> _Exercise_: Print the listing as it stands, omitting all images.

> _Material provided_:
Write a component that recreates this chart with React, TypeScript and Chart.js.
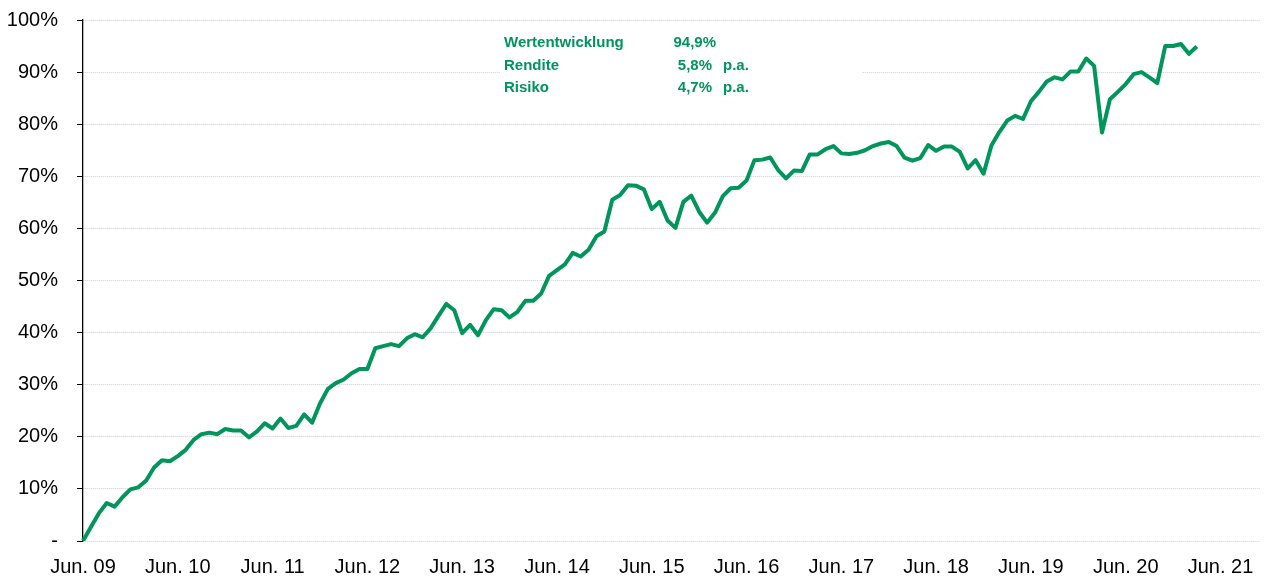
import React, { useEffect, useRef } from "react";
import { Chart, registerables } from "chart.js";

Chart.register(...registerables);

const yearLabels = [
  "Jun. 09", "Jun. 10", "Jun. 11", "Jun. 12", "Jun. 13", "Jun. 14", "Jun. 15",
  "Jun. 16", "Jun. 17", "Jun. 18", "Jun. 19", "Jun. 20", "Jun. 21",
];
const monthsPerYear = 12;
const categoryCount = 150;

const performance = [
  0, 2.7, 5.3, 7.3, 6.6, 8.4, 9.9, 10.3, 11.6, 14.1, 15.5, 15.3,
  16.3, 17.5, 19.4, 20.5, 20.8, 20.5, 21.5, 21.2, 21.2, 19.9, 21.0, 22.6,
  21.6, 23.5, 21.7, 22.1, 24.3, 22.7, 26.4, 29.2, 30.3, 31.0, 32.2, 33.0,
  33.0, 37.0, 37.4, 37.8, 37.4, 38.9, 39.7, 39.1, 40.8, 43.2, 45.5, 44.3,
  39.9, 41.5, 39.5, 42.4, 44.5, 44.3, 42.9, 44.0, 46.1, 46.1, 47.5, 50.9,
  52.0, 53.1, 55.3, 54.6, 55.9, 58.5, 59.4, 65.5, 66.4, 68.3, 68.2, 67.5,
  63.7, 65.1, 61.5, 60.1, 65.1, 66.3, 63.2, 61.1, 63.0, 66.2, 67.7, 67.8,
  69.2, 73.1, 73.2, 73.6, 71.2, 69.6, 71.1, 71.0, 74.2, 74.2, 75.2, 75.8,
  74.4, 74.3, 74.5, 75.0, 75.8, 76.3, 76.6, 75.8, 73.6, 73.0, 73.5, 76.0,
  74.9, 75.7, 75.7, 74.7, 71.5, 73.1, 70.5, 75.9, 78.5, 80.7, 81.6, 81.0,
  84.4, 86.2, 88.2, 89.0, 88.6, 90.1, 90.1, 92.6, 91.2, 78.4, 84.8, 86.2,
  87.7, 89.6, 90.0, 89.0, 87.9, 95.0, 95.0, 95.4, 93.5, 94.9,
];

const statNames = ["Wertentwicklung", "Rendite", "Risiko"];
const statValues = ["94,9%", "5,8%", "4,7%"];
const statUnits = ["", "p.a.", "p.a."];

const GREEN = "#00955B";
const FONT = "'Liberation Sans', Arial, sans-serif";

const categories: string[] = [];
for (let i = 0; i < categoryCount; i++) {
  categories.push(i % monthsPerYear === 0 ? yearLabels[i / monthsPerYear] || "" : "");
}

const statsPlugin = {
  id: "statsBox",
  afterDraw(chart: any) {
    const ctx = chart.ctx;
    ctx.save();
    ctx.fillStyle = "#ffffff";
    ctx.fillRect(500, 26, 362, 72);
    ctx.fillStyle = GREEN;
    ctx.font = `bold 15px ${FONT}`;
    ctx.textBaseline = "alphabetic";
    const baselines = [47, 69.5, 92];
    const valueRight = [716, 712, 712];
    for (let i = 0; i < statNames.length; i++) {
      ctx.textAlign = "left";
      ctx.fillText(statNames[i], 504, baselines[i]);
      ctx.textAlign = "right";
      ctx.fillText(statValues[i], valueRight[i], baselines[i]);
      if (statUnits[i]) {
        ctx.textAlign = "left";
        ctx.fillText(statUnits[i], 723, baselines[i]);
      }
    }
    ctx.restore();
  },
};

export default function App() {
  const ref = useRef<HTMLCanvasElement | null>(null);
  useEffect(() => {
    document.body.style.margin = "0";
    if (!ref.current) return;
    const chart = new Chart(ref.current, {
      type: "line",
      data: {
        labels: categories,
        datasets: [
          {
            data: performance,
            borderColor: GREEN,
            borderWidth: 4,
            pointRadius: 0,
            tension: 0,
            fill: false,
            borderJoinStyle: "round",
          },
        ],
      },
      options: {
        responsive: false,
        animation: false,
        events: [],
        layout: { padding: { left: 5, right: 0, top: 0, bottom: 0 } },
        plugins: { legend: { display: false }, tooltip: { enabled: false } },
        scales: {
          x: {
            type: "category",
            offset: false,
            afterFit: (s: any) => {
              s.height = 36;
              s.paddingLeft = 0;
              s.paddingRight = 4;
            },
            grid: { display: false, drawTicks: false },
            border: { display: false },
            ticks: {
              autoSkip: false,
              maxRotation: 0,
              minRotation: 0,
              padding: 14,
              color: "#000",
              font: { family: FONT, size: 20 },
              callback: (_v: any, i: number) => categories[i],
            },
          },
          y: {
            min: 0,
            max: 100,
            afterFit: (s: any) => {
              s.width = 78;
              s.paddingTop = 20;
              s.paddingBottom = 0;
            },
            grid: {
              color: "#cfcfcf",
              lineWidth: 1,
              tickColor: "#000",
              tickLength: 6,
              tickBorderDash: [],
            } as any,
            border: { display: true, color: "#000", width: 1.3, dash: [1, 1] },
            ticks: {
              stepSize: 10,
              padding: 19,
              color: "#000",
              font: { family: FONT, size: 20 },
              callback: (v: any) => (Number(v) === 0 ? "-" : `${v}%`),
            },
          },
        },
      },
      plugins: [statsPlugin],
    } as any);
    return () => chart.destroy();
  }, []);
  return <canvas ref={ref} width={1264} height={577} style={{ display: "block" }} />;
}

> _Exercise solution_:
Write a component that recreates this chart with React, TypeScript and Chart.js.
import React, { useEffect, useRef } from "react";
import { Chart, registerables } from "chart.js";

Chart.register(...registerables);

const yearLabels = [
  "Jun. 09", "Jun. 10", "Jun. 11", "Jun. 12", "Jun. 13", "Jun. 14", "Jun. 15",
  "Jun. 16", "Jun. 17", "Jun. 18", "Jun. 19", "Jun. 20", "Jun. 21",
];
const monthsPerYear = 12;
const categoryCount = 150;

const performance = [
  0, 2.7, 5.3, 7.3, 6.6, 8.4, 9.9, 10.3, 11.6, 14.1, 15.5, 15.3,
  16.3, 17.5, 19.4, 20.5, 20.8, 20.5, 21.5, 21.2, 21.2, 19.9, 21.0, 22.6,
  21.6, 23.5, 21.7, 22.1, 24.3, 22.7, 26.4, 29.2, 30.3, 31.0, 32.2, 33.0,
  33.0, 37.0, 37.4, 37.8, 37.4, 38.9, 39.7, 39.1, 40.8, 43.2, 45.5, 44.3,
  39.9, 41.5, 39.5, 42.4, 44.5, 44.3, 42.9, 44.0, 46.1, 46.1, 47.5, 50.9,
  52.0, 53.1, 55.3, 54.6, 55.9, 58.5, 59.4, 65.5, 66.4, 68.3, 68.2, 67.5,
  63.7, 65.1, 61.5, 60.1, 65.1, 66.3, 63.2, 61.1, 63.0, 66.2, 67.7, 67.8,
  69.2, 73.1, 73.2, 73.6, 71.2, 69.6, 71.1, 71.0, 74.2, 74.2, 75.2, 75.8,
  74.4, 74.3, 74.5, 75.0, 75.8, 76.3, 76.6, 75.8, 73.6, 73.0, 73.5, 76.0,
  74.9, 75.7, 75.7, 74.7, 71.5, 73.1, 70.5, 75.9, 78.5, 80.7, 81.6, 81.0,
  84.4, 86.2, 88.2, 89.0, 88.6, 90.1, 90.1, 92.6, 91.2, 78.4, 84.8, 86.2,
  87.7, 89.6, 90.0, 89.0, 87.9, 95.0, 95.0, 95.4, 93.5, 94.9,
];

const statNames = ["Wertentwicklung", "Rendite", "Risiko"];
const statValues = ["94,9%", "5,8%", "4,7%"];
const statUnits = ["", "p.a.", "p.a."];

const GREEN = "#00955B";
const FONT = "'Liberation Sans', Arial, sans-serif";

const categories: string[] = [];
for (let i = 0; i < categoryCount; i++) {
  categories.push(i % monthsPerYear === 0 ? yearLabels[i / monthsPerYear] || "" : "");
}

const statsPlugin = {
  id: "statsBox",
  afterDraw(chart: any) {
    const ctx = chart.ctx;
    ctx.save();
    ctx.fillStyle = "#ffffff";
    ctx.fillRect(500, 26, 362, 72);
    ctx.fillStyle = GREEN;
    ctx.font = `bold 15px ${FONT}`;
    ctx.textBaseline = "alphabetic";
    const baselines = [47, 69.5, 92];
    const valueRight = [716, 712, 712];
    for (let i = 0; i < statNames.length; i++) {
      ctx.textAlign = "left";
      ctx.fillText(statNames[i], 504, baselines[i]);
      ctx.textAlign = "right";
      ctx.fillText(statValues[i], valueRight[i], baselines[i]);
      if (statUnits[i]) {
        ctx.textAlign = "left";
        ctx.fillText(statUnits[i], 723, baselines[i]);
      }
    }
    ctx.restore();
  },
};

export default function App() {
  const ref = useRef<HTMLCanvasElement | null>(null);
  useEffect(() => {
    document.body.style.margin = "0";
    if (!ref.current) return;
    const chart = new Chart(ref.current, {
      type: "line",
      data: {
        labels: categories,
        datasets: [
          {
            data: performance,
            borderColor: GREEN,
            borderWidth: 4,
            pointRadius: 0,
            tension: 0,
            fill: false,
            borderJoinStyle: "round",
          },
        ],
      },
      options: {
        responsive: false,
        animation: false,
        events: [],
        layout: { padding: { left: 5, right: 0, top: 0, bottom: 0 } },
        plugins: { legend: { display: false }, tooltip: { enabled: false } },
        scales: {
          x: {
            type: "category",
            offset: false,
            afterFit: (s: any) => {
              s.height = 36;
              s.paddingLeft = 0;
              s.paddingRight = 4;
            },
            grid: { display: false, drawTicks: false },
            border: { display: false },
            ticks: {
              autoSkip: false,
              maxRotation: 0,
              minRotation: 0,
              padding: 14,
              color: "#000",
              font: { family: FONT, size: 20 },
              callback: (_v: any, i: number) => categories[i],
            },
          },
          y: {
            min: 0,
            max: 100,
            afterFit: (s: any) => {
              s.width = 78;
              s.paddingTop = 20;
              s.paddingBottom = 0;
            },
            grid: {
              color: "#cfcfcf",
              lineWidth: 1,
              tickColor: "#000",
              tickLength: 6,
              tickBorderDash: [],
            } as any,
            border: { display: true, color: "#000", width: 1.3, dash: [1, 1] },
            ticks: {
              stepSize: 10,
              padding: 19,
              color: "#000",
              font: { family: FONT, size: 20 },
              callback: (v: any) => (Number(v) === 0 ? "-" : `${v}%`),
            },
          },
        },
      },
      plugins: [statsPlugin],
    } as any);
    return () => chart.destroy();
  }, []);
  return <canvas ref={ref} width={1264} height={577} style={{ display: "block" }} />;
}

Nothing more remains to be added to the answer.